Problem requirements:
From the entries below, reproduce exactly the lines from the one with "Clone this chart in Bokeh." through the one with "Serif', 'Times New", both included, without images.

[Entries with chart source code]
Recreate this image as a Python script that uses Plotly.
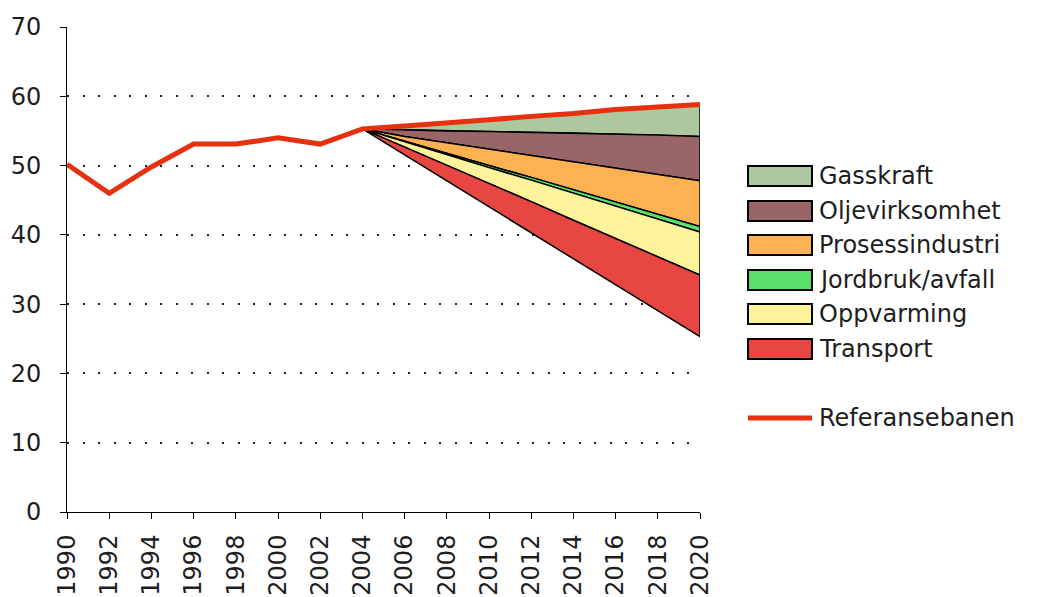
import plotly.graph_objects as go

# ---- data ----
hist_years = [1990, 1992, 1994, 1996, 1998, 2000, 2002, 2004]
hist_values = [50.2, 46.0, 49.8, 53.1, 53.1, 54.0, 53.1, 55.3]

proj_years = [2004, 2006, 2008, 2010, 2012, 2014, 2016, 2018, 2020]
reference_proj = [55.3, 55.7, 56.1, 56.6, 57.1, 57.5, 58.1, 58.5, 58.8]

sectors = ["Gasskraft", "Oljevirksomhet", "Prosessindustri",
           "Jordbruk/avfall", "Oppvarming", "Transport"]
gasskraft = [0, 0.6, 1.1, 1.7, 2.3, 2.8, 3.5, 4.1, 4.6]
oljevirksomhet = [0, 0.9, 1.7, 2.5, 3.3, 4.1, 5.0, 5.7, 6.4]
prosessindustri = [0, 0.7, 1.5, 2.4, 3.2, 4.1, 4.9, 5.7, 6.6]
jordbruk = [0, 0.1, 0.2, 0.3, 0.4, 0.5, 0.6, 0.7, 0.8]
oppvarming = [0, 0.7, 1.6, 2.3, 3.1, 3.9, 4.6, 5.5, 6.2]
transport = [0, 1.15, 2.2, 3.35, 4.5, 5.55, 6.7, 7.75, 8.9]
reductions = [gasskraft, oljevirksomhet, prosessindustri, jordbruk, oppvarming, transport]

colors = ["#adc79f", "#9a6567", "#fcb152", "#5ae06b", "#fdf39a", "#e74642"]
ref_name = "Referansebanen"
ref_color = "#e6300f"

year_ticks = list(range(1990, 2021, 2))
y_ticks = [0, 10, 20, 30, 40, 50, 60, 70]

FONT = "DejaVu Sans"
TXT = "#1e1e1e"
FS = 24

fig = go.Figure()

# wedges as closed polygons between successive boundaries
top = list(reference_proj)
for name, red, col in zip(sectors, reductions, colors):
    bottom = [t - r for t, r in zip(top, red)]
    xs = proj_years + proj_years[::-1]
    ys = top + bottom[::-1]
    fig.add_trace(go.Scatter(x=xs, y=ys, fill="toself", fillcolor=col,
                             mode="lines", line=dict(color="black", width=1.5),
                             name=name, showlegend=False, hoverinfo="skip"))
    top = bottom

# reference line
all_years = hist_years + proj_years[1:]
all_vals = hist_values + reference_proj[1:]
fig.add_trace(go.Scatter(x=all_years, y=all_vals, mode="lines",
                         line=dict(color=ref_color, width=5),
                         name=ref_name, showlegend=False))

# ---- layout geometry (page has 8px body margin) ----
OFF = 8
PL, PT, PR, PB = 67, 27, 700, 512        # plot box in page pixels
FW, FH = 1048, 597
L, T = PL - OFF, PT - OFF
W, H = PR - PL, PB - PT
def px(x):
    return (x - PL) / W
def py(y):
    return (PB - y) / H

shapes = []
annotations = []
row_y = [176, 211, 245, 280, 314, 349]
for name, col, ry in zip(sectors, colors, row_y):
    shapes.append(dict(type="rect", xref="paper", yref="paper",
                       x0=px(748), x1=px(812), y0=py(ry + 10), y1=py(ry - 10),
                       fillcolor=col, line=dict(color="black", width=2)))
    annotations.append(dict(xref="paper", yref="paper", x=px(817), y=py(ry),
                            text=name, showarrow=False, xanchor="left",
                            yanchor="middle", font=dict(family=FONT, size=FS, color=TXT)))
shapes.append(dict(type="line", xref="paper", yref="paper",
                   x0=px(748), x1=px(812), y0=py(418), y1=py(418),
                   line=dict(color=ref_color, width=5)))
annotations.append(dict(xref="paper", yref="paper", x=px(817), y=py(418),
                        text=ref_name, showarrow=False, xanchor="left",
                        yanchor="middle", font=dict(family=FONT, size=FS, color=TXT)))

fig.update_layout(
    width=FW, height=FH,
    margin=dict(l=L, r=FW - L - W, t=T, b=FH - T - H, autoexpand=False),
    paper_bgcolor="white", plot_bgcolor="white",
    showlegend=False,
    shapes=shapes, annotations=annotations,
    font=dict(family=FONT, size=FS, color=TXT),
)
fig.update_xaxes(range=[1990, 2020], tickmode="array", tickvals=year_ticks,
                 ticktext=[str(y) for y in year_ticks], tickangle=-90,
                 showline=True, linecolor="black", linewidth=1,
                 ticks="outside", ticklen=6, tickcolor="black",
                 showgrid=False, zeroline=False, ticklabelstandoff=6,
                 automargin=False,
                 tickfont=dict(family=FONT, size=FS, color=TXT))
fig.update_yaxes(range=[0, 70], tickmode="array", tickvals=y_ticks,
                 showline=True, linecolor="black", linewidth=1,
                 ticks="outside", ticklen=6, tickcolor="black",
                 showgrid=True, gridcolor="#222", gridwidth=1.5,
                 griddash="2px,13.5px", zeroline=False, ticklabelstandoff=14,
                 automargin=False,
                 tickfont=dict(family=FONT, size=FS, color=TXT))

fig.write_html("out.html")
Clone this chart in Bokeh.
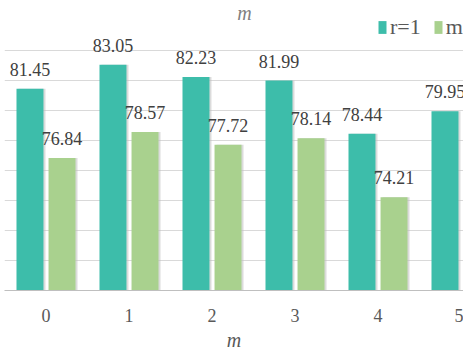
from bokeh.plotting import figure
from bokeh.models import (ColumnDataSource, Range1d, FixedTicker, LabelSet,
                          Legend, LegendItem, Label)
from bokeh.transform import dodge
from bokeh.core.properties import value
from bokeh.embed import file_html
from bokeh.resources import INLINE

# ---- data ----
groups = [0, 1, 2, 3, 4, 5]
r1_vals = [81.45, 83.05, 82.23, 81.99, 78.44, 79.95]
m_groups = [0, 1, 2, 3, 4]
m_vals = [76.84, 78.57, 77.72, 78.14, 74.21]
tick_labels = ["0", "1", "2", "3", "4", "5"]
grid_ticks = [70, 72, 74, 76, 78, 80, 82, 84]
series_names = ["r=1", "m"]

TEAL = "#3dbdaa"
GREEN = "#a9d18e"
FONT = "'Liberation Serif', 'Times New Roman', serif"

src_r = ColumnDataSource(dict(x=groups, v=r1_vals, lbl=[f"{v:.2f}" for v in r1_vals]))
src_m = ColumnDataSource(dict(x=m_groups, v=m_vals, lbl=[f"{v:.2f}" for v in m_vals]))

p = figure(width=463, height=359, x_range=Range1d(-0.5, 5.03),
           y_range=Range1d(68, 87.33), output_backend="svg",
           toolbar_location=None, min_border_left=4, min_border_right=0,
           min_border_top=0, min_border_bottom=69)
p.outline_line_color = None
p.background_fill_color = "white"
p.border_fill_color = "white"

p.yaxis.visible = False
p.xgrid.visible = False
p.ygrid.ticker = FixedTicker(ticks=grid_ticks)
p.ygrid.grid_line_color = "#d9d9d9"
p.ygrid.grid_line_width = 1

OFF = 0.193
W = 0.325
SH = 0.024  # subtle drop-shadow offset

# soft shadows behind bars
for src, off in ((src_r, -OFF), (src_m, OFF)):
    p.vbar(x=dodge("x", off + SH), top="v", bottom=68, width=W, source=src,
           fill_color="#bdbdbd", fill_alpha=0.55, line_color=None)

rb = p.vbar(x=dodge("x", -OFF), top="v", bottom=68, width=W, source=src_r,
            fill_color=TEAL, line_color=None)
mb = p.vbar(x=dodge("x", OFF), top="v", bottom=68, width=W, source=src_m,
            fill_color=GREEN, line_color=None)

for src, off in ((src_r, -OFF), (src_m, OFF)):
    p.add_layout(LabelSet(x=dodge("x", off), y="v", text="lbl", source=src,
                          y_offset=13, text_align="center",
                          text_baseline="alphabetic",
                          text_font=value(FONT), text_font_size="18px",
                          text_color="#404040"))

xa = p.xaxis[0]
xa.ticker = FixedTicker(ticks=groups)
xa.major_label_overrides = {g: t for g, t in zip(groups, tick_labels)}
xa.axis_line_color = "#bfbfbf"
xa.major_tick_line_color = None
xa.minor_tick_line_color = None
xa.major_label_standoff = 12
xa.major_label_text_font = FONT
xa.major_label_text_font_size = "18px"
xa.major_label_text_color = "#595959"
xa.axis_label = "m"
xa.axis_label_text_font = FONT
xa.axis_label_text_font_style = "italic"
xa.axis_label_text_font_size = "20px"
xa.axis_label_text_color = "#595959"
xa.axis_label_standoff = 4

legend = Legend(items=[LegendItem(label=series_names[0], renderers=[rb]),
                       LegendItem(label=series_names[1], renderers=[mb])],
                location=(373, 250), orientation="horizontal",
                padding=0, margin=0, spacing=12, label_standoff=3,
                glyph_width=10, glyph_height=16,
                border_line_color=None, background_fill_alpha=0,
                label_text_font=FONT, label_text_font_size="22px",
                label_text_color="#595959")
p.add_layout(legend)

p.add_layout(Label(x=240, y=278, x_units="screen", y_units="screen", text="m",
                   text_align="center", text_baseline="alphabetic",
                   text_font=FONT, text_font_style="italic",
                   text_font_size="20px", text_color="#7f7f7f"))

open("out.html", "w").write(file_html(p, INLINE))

Output for this task:
Clone this chart in Bokeh.
from bokeh.plotting import figure
from bokeh.models import (ColumnDataSource, Range1d, FixedTicker, LabelSet,
                          Legend, LegendItem, Label)
from bokeh.transform import dodge
from bokeh.core.properties import value
from bokeh.embed import file_html
from bokeh.resources import INLINE

# ---- data ----
groups = [0, 1, 2, 3, 4, 5]
r1_vals = [81.45, 83.05, 82.23, 81.99, 78.44, 79.95]
m_groups = [0, 1, 2, 3, 4]
m_vals = [76.84, 78.57, 77.72, 78.14, 74.21]
tick_labels = ["0", "1", "2", "3", "4", "5"]
grid_ticks = [70, 72, 74, 76, 78, 80, 82, 84]
series_names = ["r=1", "m"]

TEAL = "#3dbdaa"
GREEN = "#a9d18e"
FONT = "'Liberation Serif', 'Times New Roman', serif"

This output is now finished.